Raashi Khanna as Aaliyah is surprisingly brilliant in the show, again proving why the casting in Rudra is spot on. The show also follows a procedural format, with individual different cases spanning the rest of the five episodes, and the variety of antagonists shown in this show bring to light a version of Mumbai very different from the one we expect to see – a far sleeker, terrifying and creepier version of Mumbai, populated by blood-sucking artist cum cult leader, ex-army soldiers with a hatred towards the police, or a taxi driver trying to get over his impotency by murdering innocent women.

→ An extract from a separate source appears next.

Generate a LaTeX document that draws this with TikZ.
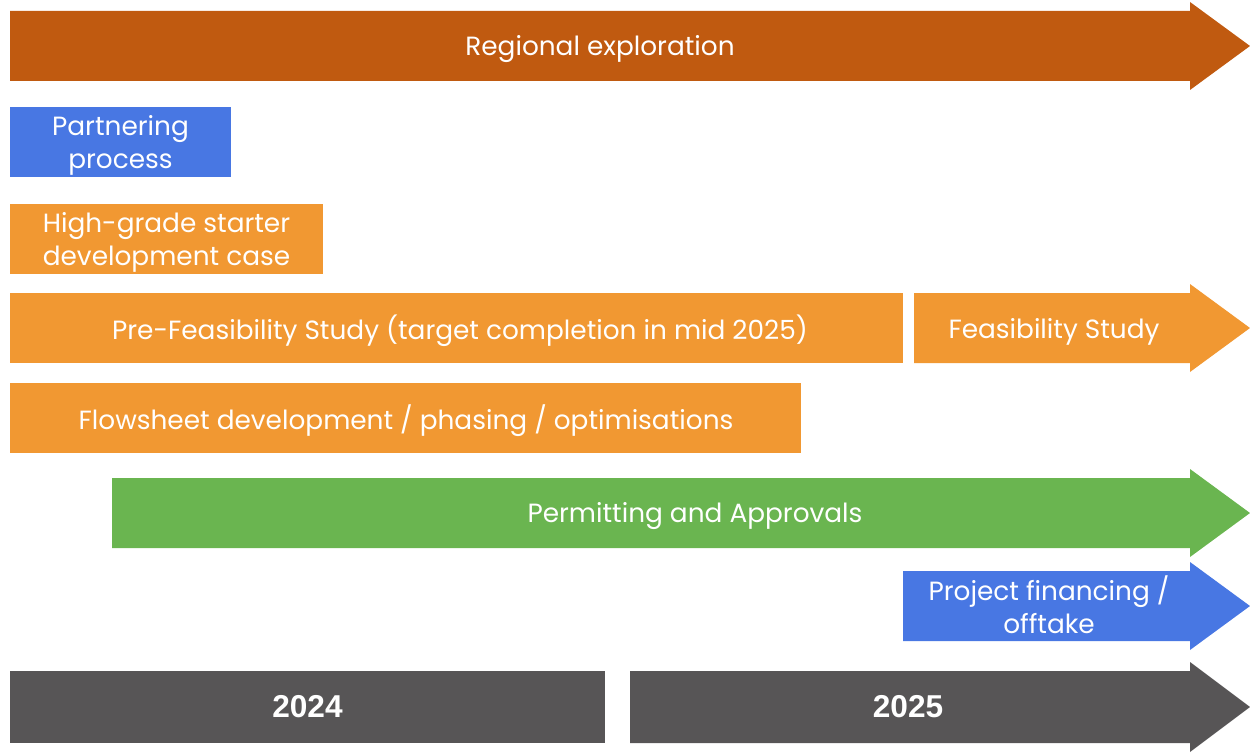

While the writing of Rudra never really go the distance to show his investigative skills beyond him telling a key piece of deduction right off the top of his head, it does manage to show the occurrence of psychopathy and criminal element irrespective of social strata and wealth. However, if we look at it as a remake, the flaws that rise to the surface feel kind of part of the package. The remaking of a British show like Luther in an almost shot-by-shot recreation has its share of disadvantages. Beyond a location change, there is nothing that screams uniqueness due to change in the milieu. It’s almost glaring in that regard because western crime shows have their literature and rhythm, while Indian shows have their distinctive language. The dialogues sound translated verbatim from the original and not adapted with proper context.
The flaws of Luther are imprinted on this adaptation as well. The weakest part of Luther was the relationship between Luther and Zoe, his ex-wife, and that is no different here. On the contrary, it is exacerbated by Esha Deol’s performance, the arguably weakest one in this most talented cast. At this point, police officers not having a stable family life is becoming a tiresome trope as well. It was tiresome a decade ago and it is tiresome even now.
None of its disadvantages takes away from the fact that Rudra is still a good-looking and very well-made series. The cinematography evokes an industrial and yet noir vibe without feeling too derivative. The stories are paced well; the casting of the antagonists is inspired and manages to bring their terrifying characteristics to life. At its center, Ajay Devgn is perfectly cast. Even when I had seen the trailer I was convinced that the physicality and intensity of Idris Elba would be hard to replicate, but Devgn was one of the few who could pull it off, and my anticipation was fulfilled.
I am also happy to report that Raashi Khanna’s portrayal of Aaliyah is a very faithful and yet terrifying adaptation of Ruth Wilson’s Alice. The relationship between Rudra and Aaliyah is going to invariably bring me back for a second season. Here’s hoping that the makers abstain from making a too faithful remake and lean into making changes while adapting the source material. For newcomers who are unfamiliar with the source material, this is going to be a very engaging and compelling story that would hook you, and if the purpose of a remake is to attract new audiences, it succeeded quite effectively. Though I would be hard-pressed to find a proper justification for any remake to exist, Rudra is still made far better than most remakes.